Published 04/03/2016

Nathaniel John Boyd leaves Coleraine Magistates Court
Nathaniel John Boyd leaves Coleraine Magistates Court
The Church of Christ

A glazier whose good-standing in the community helped him secure work to replace windows at a church has been sentenced for theft and fraud.

Nathanial Hugh Boyd (53), of Rusky Park in Aghadowey, was given a two-year conditional discharge at Coleraine Magistrate's Court. He had failed to fit windows worth thousands of pounds at the Church of Christ in Coleraine's Artillery Road.

A defence barrister said Boyd was not a cowboy builder but had fallen into financial difficulties.

A reference was handed into the court on behalf of Boyd from Rev John Anderson, the rector of Billy & Derrykeighan Church of Ireland parish near Bushmills, which spoke of the defendant in "very positive terms".

Defence barrister Alan Stewart said Boyd had a good standing in local churches generally and that led to him getting the job.
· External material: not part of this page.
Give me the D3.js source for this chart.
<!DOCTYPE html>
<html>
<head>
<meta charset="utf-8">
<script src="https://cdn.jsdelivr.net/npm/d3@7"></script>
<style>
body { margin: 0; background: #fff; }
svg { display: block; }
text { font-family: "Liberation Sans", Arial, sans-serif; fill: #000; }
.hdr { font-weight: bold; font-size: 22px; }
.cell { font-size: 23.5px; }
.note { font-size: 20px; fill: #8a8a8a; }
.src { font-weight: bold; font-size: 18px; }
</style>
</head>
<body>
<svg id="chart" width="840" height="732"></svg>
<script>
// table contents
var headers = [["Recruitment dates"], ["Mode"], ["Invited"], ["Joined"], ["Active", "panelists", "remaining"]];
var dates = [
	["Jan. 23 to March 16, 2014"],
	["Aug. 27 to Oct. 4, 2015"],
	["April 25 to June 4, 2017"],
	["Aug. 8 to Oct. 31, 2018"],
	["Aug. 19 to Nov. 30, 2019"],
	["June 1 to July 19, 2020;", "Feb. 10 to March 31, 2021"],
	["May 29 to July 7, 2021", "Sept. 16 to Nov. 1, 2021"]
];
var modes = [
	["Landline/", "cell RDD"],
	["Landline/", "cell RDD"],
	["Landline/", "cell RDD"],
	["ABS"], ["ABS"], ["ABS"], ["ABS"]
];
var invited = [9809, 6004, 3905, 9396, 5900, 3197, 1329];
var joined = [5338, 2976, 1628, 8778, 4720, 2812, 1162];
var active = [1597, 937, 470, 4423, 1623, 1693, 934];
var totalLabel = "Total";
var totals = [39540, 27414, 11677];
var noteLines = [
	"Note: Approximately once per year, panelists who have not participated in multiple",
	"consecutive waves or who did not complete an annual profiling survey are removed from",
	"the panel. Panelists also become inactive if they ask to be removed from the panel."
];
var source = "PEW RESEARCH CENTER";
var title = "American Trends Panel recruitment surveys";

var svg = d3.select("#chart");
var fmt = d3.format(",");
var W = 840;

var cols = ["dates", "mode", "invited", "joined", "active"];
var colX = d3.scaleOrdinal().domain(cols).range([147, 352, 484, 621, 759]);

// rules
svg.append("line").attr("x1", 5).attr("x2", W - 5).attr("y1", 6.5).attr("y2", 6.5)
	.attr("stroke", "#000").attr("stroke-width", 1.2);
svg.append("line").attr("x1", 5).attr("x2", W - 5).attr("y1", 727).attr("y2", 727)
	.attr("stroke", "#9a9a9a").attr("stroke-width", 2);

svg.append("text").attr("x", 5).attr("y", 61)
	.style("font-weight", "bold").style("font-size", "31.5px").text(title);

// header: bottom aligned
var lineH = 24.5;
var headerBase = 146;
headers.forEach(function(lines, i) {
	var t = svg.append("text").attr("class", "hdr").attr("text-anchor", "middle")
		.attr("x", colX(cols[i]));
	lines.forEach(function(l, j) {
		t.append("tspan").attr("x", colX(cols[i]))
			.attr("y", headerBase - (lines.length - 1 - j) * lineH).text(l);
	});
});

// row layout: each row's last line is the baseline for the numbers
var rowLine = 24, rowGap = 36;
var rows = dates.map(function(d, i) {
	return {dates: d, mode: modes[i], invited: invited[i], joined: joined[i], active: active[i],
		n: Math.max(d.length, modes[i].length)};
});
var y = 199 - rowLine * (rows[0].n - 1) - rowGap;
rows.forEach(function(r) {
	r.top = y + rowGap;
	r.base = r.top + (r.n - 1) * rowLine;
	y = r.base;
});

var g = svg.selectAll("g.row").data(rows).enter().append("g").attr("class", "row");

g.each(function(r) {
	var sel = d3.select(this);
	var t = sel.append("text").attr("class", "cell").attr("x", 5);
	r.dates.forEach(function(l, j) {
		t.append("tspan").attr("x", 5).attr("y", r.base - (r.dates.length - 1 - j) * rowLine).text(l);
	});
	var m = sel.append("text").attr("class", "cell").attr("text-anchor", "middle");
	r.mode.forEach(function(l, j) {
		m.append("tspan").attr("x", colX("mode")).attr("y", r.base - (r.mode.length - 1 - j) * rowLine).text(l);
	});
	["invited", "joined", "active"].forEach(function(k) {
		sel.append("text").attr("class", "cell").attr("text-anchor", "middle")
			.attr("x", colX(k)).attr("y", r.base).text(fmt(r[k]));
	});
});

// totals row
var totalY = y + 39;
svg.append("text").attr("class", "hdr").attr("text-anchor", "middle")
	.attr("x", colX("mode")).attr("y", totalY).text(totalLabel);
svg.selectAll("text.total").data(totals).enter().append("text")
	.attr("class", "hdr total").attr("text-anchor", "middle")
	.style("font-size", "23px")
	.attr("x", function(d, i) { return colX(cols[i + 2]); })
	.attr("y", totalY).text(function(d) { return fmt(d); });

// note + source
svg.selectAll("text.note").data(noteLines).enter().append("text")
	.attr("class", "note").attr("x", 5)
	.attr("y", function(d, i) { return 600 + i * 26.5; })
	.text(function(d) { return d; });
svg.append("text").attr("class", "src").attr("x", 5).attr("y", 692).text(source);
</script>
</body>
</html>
The charges stated that on January 13, 2014, Boyd dishonestly made a false representation that he would fit and supply windows at the Church of Christ, upon receipt of a deposit of £1,700 but the work was never carried out.

He also dishonestly made a false representation later in 2014 that he would obtain materials to fit and supply church windows upon payment of £2,000 but the materials were never obtained. Boyd also pleaded guilty to a third charge that he had stolen £3,700 in cash from the Church of Christ.

Prosecutor George Chesney said Boyd was a builder/glazier and the Church of Christ asked him to carry out work to replace windows, but despite paying a £1,700 deposit the work did not commence.

Boyd asked the church for more money for materials but the work still did not start and despite the defendant promising to pay the money on many occasions it was not forthcoming and after a year a complaint was made to police.

Alan Stewart said all the money has since been repaid and said when the case is first viewed you have to ask if Boyd was involved in such activity on a regular basis and if he was a "fraudster" but he said he was not and the case had arisen because he had "fallen on hard times".

The court heard Boyd had a police caution in relation to another £300 job but that was paid and he was not prosecuted.